* [Supplied material]:

========

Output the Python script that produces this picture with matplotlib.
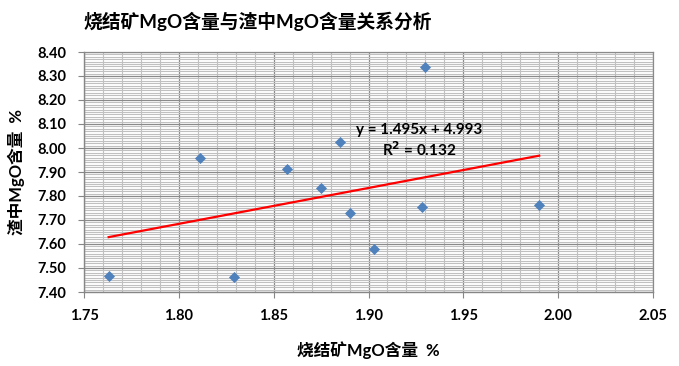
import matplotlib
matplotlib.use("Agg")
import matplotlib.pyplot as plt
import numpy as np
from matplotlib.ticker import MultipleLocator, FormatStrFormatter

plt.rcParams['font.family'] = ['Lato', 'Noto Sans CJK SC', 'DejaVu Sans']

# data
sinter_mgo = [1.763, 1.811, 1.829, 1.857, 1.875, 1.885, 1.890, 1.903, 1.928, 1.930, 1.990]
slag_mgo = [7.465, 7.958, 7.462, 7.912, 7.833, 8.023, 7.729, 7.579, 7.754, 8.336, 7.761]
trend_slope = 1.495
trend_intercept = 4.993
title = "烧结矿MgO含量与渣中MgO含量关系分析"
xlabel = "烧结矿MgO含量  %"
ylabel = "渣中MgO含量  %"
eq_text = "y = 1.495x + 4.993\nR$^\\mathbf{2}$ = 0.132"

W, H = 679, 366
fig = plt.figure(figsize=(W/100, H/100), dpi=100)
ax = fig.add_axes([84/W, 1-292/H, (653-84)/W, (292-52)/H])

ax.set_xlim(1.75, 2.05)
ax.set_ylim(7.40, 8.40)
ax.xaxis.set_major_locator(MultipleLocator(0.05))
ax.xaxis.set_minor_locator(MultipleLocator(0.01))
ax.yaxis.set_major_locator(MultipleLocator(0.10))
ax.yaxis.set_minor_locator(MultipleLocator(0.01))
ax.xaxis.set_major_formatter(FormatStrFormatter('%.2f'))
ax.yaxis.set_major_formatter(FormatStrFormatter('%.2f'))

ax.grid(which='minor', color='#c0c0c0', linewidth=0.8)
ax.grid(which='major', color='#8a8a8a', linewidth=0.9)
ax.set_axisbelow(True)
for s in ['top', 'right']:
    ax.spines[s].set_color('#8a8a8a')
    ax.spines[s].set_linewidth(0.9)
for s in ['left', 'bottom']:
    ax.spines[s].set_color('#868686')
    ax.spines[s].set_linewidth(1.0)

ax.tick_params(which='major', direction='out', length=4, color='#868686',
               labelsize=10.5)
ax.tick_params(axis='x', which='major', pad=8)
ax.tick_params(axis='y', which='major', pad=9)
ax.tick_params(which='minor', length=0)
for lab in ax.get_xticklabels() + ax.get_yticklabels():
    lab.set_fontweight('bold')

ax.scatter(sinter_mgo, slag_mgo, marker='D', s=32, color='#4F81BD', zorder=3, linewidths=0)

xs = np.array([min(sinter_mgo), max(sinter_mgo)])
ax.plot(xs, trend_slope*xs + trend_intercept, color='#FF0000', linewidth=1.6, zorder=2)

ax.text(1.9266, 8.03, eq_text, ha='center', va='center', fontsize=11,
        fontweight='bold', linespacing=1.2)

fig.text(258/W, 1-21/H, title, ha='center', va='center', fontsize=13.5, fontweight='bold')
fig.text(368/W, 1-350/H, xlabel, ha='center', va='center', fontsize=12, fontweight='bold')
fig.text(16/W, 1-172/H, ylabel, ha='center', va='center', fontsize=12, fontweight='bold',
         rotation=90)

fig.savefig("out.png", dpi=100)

========

* [Goal]: Give again, word for word, every line from the top of the data through the line with "ax.yaxis.set_major_formatter(FormatStrFormatter('%.2f'))", both ends included, and exclude the pictures.

* [Output for this exercise]:
Output the Python script that produces this picture with matplotlib.
import matplotlib
matplotlib.use("Agg")
import matplotlib.pyplot as plt
import numpy as np
from matplotlib.ticker import MultipleLocator, FormatStrFormatter

plt.rcParams['font.family'] = ['Lato', 'Noto Sans CJK SC', 'DejaVu Sans']

# data
sinter_mgo = [1.763, 1.811, 1.829, 1.857, 1.875, 1.885, 1.890, 1.903, 1.928, 1.930, 1.990]
slag_mgo = [7.465, 7.958, 7.462, 7.912, 7.833, 8.023, 7.729, 7.579, 7.754, 8.336, 7.761]
trend_slope = 1.495
trend_intercept = 4.993
title = "烧结矿MgO含量与渣中MgO含量关系分析"
xlabel = "烧结矿MgO含量  %"
ylabel = "渣中MgO含量  %"
eq_text = "y = 1.495x + 4.993\nR$^\\mathbf{2}$ = 0.132"

W, H = 679, 366
fig = plt.figure(figsize=(W/100, H/100), dpi=100)
ax = fig.add_axes([84/W, 1-292/H, (653-84)/W, (292-52)/H])

ax.set_xlim(1.75, 2.05)
ax.set_ylim(7.40, 8.40)
ax.xaxis.set_major_locator(MultipleLocator(0.05))
ax.xaxis.set_minor_locator(MultipleLocator(0.01))
ax.yaxis.set_major_locator(MultipleLocator(0.10))
ax.yaxis.set_minor_locator(MultipleLocator(0.01))
ax.xaxis.set_major_formatter(FormatStrFormatter('%.2f'))
ax.yaxis.set_major_formatter(FormatStrFormatter('%.2f'))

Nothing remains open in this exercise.